Task to complete —
Reproduce exactly, with no pictures, each line from the opening of the material down through the line containing "const rows = categories.map((c, i)".

Material —

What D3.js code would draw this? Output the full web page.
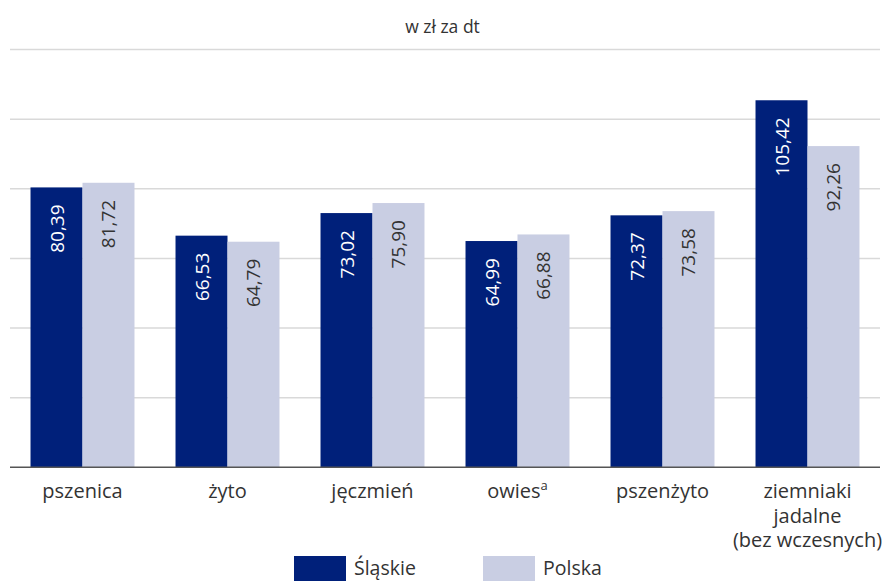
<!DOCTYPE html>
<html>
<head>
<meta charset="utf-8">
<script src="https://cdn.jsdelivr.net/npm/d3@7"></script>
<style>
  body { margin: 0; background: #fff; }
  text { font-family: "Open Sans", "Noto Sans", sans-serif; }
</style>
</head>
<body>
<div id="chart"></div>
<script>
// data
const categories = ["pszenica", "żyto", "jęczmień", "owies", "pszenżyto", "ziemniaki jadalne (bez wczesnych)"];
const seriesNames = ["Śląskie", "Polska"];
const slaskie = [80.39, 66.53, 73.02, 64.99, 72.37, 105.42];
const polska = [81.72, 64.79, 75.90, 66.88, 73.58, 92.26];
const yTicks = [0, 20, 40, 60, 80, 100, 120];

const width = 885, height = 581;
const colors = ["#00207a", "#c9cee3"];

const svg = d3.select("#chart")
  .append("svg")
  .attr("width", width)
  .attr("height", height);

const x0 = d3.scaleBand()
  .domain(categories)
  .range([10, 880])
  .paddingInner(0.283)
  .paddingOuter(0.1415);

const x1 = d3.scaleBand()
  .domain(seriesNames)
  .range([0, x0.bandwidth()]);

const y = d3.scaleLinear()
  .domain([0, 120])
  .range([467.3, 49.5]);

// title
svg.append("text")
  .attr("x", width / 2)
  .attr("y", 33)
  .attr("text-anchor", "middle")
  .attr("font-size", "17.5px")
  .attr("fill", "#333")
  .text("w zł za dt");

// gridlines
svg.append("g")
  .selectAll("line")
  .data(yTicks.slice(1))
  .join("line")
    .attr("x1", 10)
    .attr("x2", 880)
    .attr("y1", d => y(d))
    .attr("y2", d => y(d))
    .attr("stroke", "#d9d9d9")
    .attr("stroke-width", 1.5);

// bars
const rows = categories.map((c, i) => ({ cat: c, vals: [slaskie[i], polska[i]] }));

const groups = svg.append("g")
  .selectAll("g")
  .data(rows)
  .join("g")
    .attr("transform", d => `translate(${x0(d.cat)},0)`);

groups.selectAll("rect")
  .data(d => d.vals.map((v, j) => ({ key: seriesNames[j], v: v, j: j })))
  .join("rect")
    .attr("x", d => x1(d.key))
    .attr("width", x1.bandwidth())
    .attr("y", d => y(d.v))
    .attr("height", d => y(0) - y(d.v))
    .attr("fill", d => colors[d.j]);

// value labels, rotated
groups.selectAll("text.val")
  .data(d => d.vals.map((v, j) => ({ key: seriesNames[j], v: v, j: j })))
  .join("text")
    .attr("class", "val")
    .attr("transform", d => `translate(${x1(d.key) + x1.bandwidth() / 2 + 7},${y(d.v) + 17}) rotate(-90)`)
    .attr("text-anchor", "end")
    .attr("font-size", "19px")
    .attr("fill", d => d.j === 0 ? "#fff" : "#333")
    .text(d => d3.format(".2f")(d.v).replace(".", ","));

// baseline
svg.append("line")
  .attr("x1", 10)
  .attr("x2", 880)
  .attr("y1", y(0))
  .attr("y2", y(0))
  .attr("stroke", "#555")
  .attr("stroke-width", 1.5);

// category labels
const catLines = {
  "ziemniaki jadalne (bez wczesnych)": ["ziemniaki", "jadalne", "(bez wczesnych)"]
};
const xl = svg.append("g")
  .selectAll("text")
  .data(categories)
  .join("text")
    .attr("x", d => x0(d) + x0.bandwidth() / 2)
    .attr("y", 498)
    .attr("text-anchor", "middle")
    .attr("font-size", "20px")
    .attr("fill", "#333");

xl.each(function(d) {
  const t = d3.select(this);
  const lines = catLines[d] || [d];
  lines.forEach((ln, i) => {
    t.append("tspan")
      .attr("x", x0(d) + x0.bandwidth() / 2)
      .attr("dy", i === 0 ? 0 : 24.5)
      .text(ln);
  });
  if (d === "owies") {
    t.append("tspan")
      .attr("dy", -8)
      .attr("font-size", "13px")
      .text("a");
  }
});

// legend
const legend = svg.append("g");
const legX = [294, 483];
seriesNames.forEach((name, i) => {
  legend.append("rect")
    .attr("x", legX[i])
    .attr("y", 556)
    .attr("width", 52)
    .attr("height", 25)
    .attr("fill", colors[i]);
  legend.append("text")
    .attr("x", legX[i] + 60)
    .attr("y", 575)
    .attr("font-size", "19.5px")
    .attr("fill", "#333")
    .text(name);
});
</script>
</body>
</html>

Solution for this task —
What D3.js code would draw this? Output the full web page.
<!DOCTYPE html>
<html>
<head>
<meta charset="utf-8">
<script src="https://cdn.jsdelivr.net/npm/d3@7"></script>
<style>
  body { margin: 0; background: #fff; }
  text { font-family: "Open Sans", "Noto Sans", sans-serif; }
</style>
</head>
<body>
<div id="chart"></div>
<script>
// data
const categories = ["pszenica", "żyto", "jęczmień", "owies", "pszenżyto", "ziemniaki jadalne (bez wczesnych)"];
const seriesNames = ["Śląskie", "Polska"];
const slaskie = [80.39, 66.53, 73.02, 64.99, 72.37, 105.42];
const polska = [81.72, 64.79, 75.90, 66.88, 73.58, 92.26];
const yTicks = [0, 20, 40, 60, 80, 100, 120];

const width = 885, height = 581;
const colors = ["#00207a", "#c9cee3"];

const svg = d3.select("#chart")
  .append("svg")
  .attr("width", width)
  .attr("height", height);

const x0 = d3.scaleBand()
  .domain(categories)
  .range([10, 880])
  .paddingInner(0.283)
  .paddingOuter(0.1415);

const x1 = d3.scaleBand()
  .domain(seriesNames)
  .range([0, x0.bandwidth()]);

const y = d3.scaleLinear()
  .domain([0, 120])
  .range([467.3, 49.5]);

// title
svg.append("text")
  .attr("x", width / 2)
  .attr("y", 33)
  .attr("text-anchor", "middle")
  .attr("font-size", "17.5px")
  .attr("fill", "#333")
  .text("w zł za dt");

// gridlines
svg.append("g")
  .selectAll("line")
  .data(yTicks.slice(1))
  .join("line")
    .attr("x1", 10)
    .attr("x2", 880)
    .attr("y1", d => y(d))
    .attr("y2", d => y(d))
    .attr("stroke", "#d9d9d9")
    .attr("stroke-width", 1.5);

// bars
const rows = categories.map((c, i) => ({ cat: c, vals: [slaskie[i], polska[i]] }));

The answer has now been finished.